Allora, vorremmo che il nostro satellite trovasse sempre il sole, la terra e la luna allineati tutti in una direzione, e potesse così rivolgere in quella direzione lo schermo protettivo, i pannelli solari e le antenne per comunicare, mantenendo invece il telescopio orientato nella direzione opposta, rivolto verso l’universo freddissimo. Esiste un modo per ottenere un simile risultato? Sì, e lo dobbiamo al genio di Lagrange e al lavoro dei progettisti delle agenzie spaziali.

Lagrange si occupò di un problema storico della meccanica classica: quello dei tre corpi. Sappiamo tutto dei due corpi, per esempio i sistemi terra-sole o luna-terra: orbite ellittiche e stabili in certe condizioni. Con l’aggiunta di un terzo corpo le cose si complicano. Se questo corpo è piccolissimo rispetto agli altri due, ci sono da risolvere equazioni mostruose. Lagrange se ne occupò e trovò delle bellissime soluzioni. Queste si chiamano “punti di Lagrange”. Sono punti speciali, dove la gravità e la forza centrifuga si compensano, creando delle specie di “pozzi” spaziali dove i corpi celesti naturali o artificiali si comportano in modo speciale: per esempio restano “fermi” in perfetto equilibrio tra sole, terra, luna. Per ogni coppia di corpi celesti in orbita l’uno rispetto all’altro si possono individuare cinque punti di Lagrange.

Punti di Lagrange nel sistema Terra-Sole

Naturalmente l’astronomia si è sempre occupata dello studio di questi punti, e anche la fantascienza ne ha fatto largo uso. L’idea è sempre stata quella di colonizzarli, ossia installarvi delle basi spaziali, dato che su alcuni di questi (L4 e L5) le condizioni orbitali restano stabili, ossia ci si resta indefinitamente senza consumare energia, e inoltre risulta semplice e poco dispendioso usare queste basi come punti di partenza per esplorazioni dello spazio esterno, dato che non c’è da vincere l’attrazione di un pianeta. Anche gli altri sono interessanti, per esempio L1 che si trova in equilibrio gravitazionale tra due corpi e L3 che nel caso del sistema terra-sole è stato considerato come sede possibile di una anti-terra, sempre nascosta dietro il sole quindi mai visibile da noi. Fantascienza, appunto.

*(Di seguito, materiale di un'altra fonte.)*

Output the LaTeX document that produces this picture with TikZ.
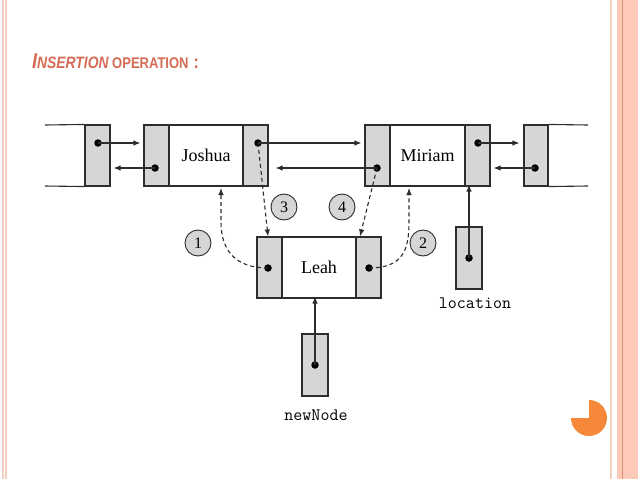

Per il nostro problema ci interessa il punto L2. È l’unico a occupare un’orbita esterna rispetto alla Terra: si trova a 1,5 milioni di chilometri. Risponde alla gravitazione solare e terrestre, controbilanciandole con una spinta centrifuga. Un oggetto che si trova lì, arrivandoci con velocità zero, tende a restare in zona. Non proprio stabilmente, dato che avrà bisogno di piccole correzioni di tanto in tanto. Ma soddisfa le nostre richieste: Terra, Sole e Luna sono tutti dalla stessa parte e possono venire schermati per mantenere freddo il telescopio. Inoltre la distanza dal sole permette di avere pannelli solari efficienti e la relativa vicinanza con la terra (solo cinque secondi-luce) permette un facile controllo e un flusso di dati efficiente e continuo: con sole tre stazioni terrestri è possibile effettuare osservazioni per tutto l’arco della giornata e per tutti in giorni dell’anno.

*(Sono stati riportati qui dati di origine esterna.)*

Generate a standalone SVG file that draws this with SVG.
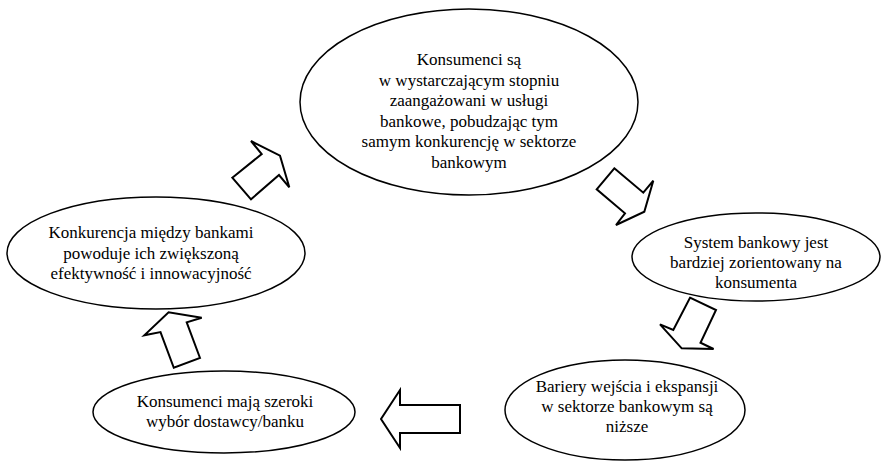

Per questi motivi L2 è stato scelto per alcune missioni osservative spaziali, la più importante delle quali, attiva dal 2022, è il telescopio a infrarossi James E. Webb, detto anche Next Generation Space Telescope di cui si è parlato anche nella stampa e nei telegiornali. Come probabilmente sapete, questo strumento nato dalla collaborazione tra alcune agenzie spaziali, costato 10 miliardi di dollari, è attivo e perfettamente in funzione: la Nasa ha diffuso le prime immagini nel luglio 2022, e sono all’altezza delle aspettative. La relativa pagina di Wikipedia, perfettamente aggiornata, permette ai più curiosi di scienza di saperne di più.

Qualcuno potrebbe chiedersi: ma chi è questo James E. Webb a cui è intitolato questo meraviglioso strumento? La risposta potrebbe deludere, dato che non si tratta di uno scienziato, o di un astronomo, ma di un funzionario. Fu lui a guidare la Nasa durante il primo periodo dell’era spaziale, prima delle missioni lunari.

Per quanto riguarda Lagrange, a cui secondo noi sarebbe spettato di diritto il titolo, probabilmente oggi sarebbe soddisfatto di scoprire che le sue ricerche, allora puramente teoriche, non sono servite solo per riempire libri di matematica e programmi di studio per studenti spaventati, ma trovano applicazioni nella scienza di frontiera, quella che ci permetterà di aggiungere alcune certezze e infiniti dubbi al librone della cosmologia.